Thousands of overwhelmingly Shi’ite protesters, inspired by uprisings in Egypt and Tunisia, took to Bahrain’s streets this week demanding more say in the Gulf Arab kingdom where a Sunni Muslim family rules over a majority Shi’ite population.

Bahraini police stormed a protest camp in the island state’s capital early on Thursday, killing three people. Soldiers in armoured vehicles then fanned out across Manama.

Risks of instability in Saudi Arabia, where Shi’ites make up about 15 percent of the population, would soar if the opposition in Bahrain toppled the ruling al-Khalifa family, analysts said.

“(Saudi) Shi’ites will seek greater social, economic, and religious equality,” said Ayham Kamel, an analyst at Washington-based Eurasia Group. “This will present serious long-term challenges to the (Saudi) royal family, particularly as they prepare for a generational transition of power.”

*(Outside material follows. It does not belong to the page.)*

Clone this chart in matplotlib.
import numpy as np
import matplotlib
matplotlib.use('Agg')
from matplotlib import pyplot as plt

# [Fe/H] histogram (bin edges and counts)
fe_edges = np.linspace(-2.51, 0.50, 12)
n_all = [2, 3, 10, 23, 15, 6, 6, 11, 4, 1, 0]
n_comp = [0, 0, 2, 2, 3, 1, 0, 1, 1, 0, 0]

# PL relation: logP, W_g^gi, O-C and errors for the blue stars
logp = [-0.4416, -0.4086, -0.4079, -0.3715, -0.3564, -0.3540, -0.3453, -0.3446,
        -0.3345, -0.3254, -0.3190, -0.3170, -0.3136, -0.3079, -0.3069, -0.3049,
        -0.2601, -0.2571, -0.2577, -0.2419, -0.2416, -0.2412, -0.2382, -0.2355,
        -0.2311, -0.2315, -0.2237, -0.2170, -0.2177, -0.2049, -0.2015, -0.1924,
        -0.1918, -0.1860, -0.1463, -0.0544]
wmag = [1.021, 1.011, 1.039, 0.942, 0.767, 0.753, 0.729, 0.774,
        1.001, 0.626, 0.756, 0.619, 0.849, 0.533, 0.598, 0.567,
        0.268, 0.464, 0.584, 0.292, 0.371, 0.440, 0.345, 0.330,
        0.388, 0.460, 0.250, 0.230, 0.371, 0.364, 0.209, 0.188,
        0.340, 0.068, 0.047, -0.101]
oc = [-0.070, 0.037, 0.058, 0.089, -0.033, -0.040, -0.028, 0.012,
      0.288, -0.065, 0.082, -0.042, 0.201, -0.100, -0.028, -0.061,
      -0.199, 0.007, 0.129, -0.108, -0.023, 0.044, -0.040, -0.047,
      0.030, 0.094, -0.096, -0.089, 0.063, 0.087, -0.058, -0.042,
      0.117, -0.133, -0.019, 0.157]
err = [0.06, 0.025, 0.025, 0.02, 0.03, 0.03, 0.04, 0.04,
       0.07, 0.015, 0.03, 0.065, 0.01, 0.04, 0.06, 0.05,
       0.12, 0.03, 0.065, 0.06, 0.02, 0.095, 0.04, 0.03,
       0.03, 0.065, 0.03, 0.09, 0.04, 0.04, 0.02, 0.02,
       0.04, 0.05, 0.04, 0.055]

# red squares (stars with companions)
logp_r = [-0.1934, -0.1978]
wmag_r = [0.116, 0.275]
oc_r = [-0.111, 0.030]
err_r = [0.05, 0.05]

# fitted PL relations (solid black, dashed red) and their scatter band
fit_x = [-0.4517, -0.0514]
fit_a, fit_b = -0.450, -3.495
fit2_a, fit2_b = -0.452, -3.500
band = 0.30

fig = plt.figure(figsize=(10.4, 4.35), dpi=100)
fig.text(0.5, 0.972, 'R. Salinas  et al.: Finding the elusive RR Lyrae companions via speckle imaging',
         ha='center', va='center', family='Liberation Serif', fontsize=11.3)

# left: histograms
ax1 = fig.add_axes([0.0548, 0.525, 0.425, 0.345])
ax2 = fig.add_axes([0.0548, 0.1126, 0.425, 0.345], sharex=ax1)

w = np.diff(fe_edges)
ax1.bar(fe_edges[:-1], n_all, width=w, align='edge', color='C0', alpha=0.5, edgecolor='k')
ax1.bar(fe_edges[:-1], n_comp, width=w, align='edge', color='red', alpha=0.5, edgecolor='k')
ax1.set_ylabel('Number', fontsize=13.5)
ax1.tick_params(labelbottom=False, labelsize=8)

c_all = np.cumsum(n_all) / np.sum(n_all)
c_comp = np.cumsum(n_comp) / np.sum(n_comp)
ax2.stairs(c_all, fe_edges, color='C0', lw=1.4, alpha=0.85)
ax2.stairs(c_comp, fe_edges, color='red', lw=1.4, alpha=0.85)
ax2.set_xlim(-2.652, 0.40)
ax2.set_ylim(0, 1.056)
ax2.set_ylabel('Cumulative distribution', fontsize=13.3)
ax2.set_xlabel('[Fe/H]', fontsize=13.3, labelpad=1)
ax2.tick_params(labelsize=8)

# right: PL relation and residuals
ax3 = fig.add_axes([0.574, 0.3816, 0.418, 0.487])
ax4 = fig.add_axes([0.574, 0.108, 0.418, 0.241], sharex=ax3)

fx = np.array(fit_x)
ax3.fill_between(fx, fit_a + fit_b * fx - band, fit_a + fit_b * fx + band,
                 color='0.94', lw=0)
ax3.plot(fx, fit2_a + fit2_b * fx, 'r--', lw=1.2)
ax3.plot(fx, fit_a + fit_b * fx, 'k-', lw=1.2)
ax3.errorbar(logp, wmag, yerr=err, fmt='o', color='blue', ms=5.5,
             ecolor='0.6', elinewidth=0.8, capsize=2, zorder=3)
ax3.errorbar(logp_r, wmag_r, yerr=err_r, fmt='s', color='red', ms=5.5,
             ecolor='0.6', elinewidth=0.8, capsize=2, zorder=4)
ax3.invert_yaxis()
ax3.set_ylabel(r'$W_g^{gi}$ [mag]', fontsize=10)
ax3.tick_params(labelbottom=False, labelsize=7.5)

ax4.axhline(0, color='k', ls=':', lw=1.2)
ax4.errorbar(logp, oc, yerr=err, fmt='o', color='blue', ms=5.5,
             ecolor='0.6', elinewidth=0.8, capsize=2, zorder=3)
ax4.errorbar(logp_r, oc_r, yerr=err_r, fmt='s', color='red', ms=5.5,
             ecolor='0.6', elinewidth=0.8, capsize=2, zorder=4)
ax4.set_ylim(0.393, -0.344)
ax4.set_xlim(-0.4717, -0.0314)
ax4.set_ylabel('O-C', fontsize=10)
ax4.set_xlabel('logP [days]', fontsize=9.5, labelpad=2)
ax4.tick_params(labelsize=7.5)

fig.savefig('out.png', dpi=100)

Bahrain was to host a meeting of Gulf foreign ministers on Thursday, showing the region’s alarm that popular unrest rocking other Arab states could spread even to Gulf oil producers.

Most of Saudi Arabia’s Shi’ites live in the Eastern province, home to most of the kingdom’s oil wealth.

Regional heavyweight Saudi Arabia and the United States, which bases its Fifth Fleet in Manama, both view Bahrain and the al-Khalifa family as a bulwark against Shi’ite Iran.

“We would expect Saudi Arabia to provide logistical and military support to the Bahraini monarchy if needed,” said Farouk Soussa, Middle East chief economist at Citi in Dubai.

BAHRAIN REGIME CHANGE UNLIKELY

He said Bahrain could see prolonged confrontation but regime change was highly unlikely because of Saudi backing for the ruling family in a close neighbour in which it has key interests.

“Economically, Saudi has enormous leverage as it is custodian of most of Bahrain’s oil production, which is derived from the shared Abu Saafa oil field,” Soussa said, of the offshore oil produced by Saudi Aramco and shared with Bahrain’s refiner.

The U.S. naval base in Manama is vital for Riyadh, providing U.S. military protection of Saudi oil installations and the Gulf waterways on which its oil exports depend, without any Western troops present on the soil of the kingdom, Islam’s birthplace.

Saudi Arabia is unlikely to move quickly and will wait to see how Bahrain, accustomed to low-level unrest, handles the latest protests. Bahraini security forces have clashed sporadically with young Shi’ite protesters since the mid-1990s.

“Beneath it all, they are likely to be giving the Bahrain monarchy any support that it needs,” said Gala Riani, senior Middle East analyst with IHS Global Insight in London.

“Should it become clear that the regime is in danger, the Saudis will step in.”

The two states, linked by a 15-mile causeway, have close political and economic ties and the kingdom is Bahrain’s largest financial backer. Many Shi’ites in Saudi Arabia’s Eastern province have family ties with Bahraini co-religionists.

“Saudis consider themselves the godfather of the Bahraini regime,” said Ibtisam al-Qitbi, a UAE-based political analyst.

“There are seeds for disturbance (in Saudi) but you have that security apparatus which is very strong, and the political environment is very, very tight.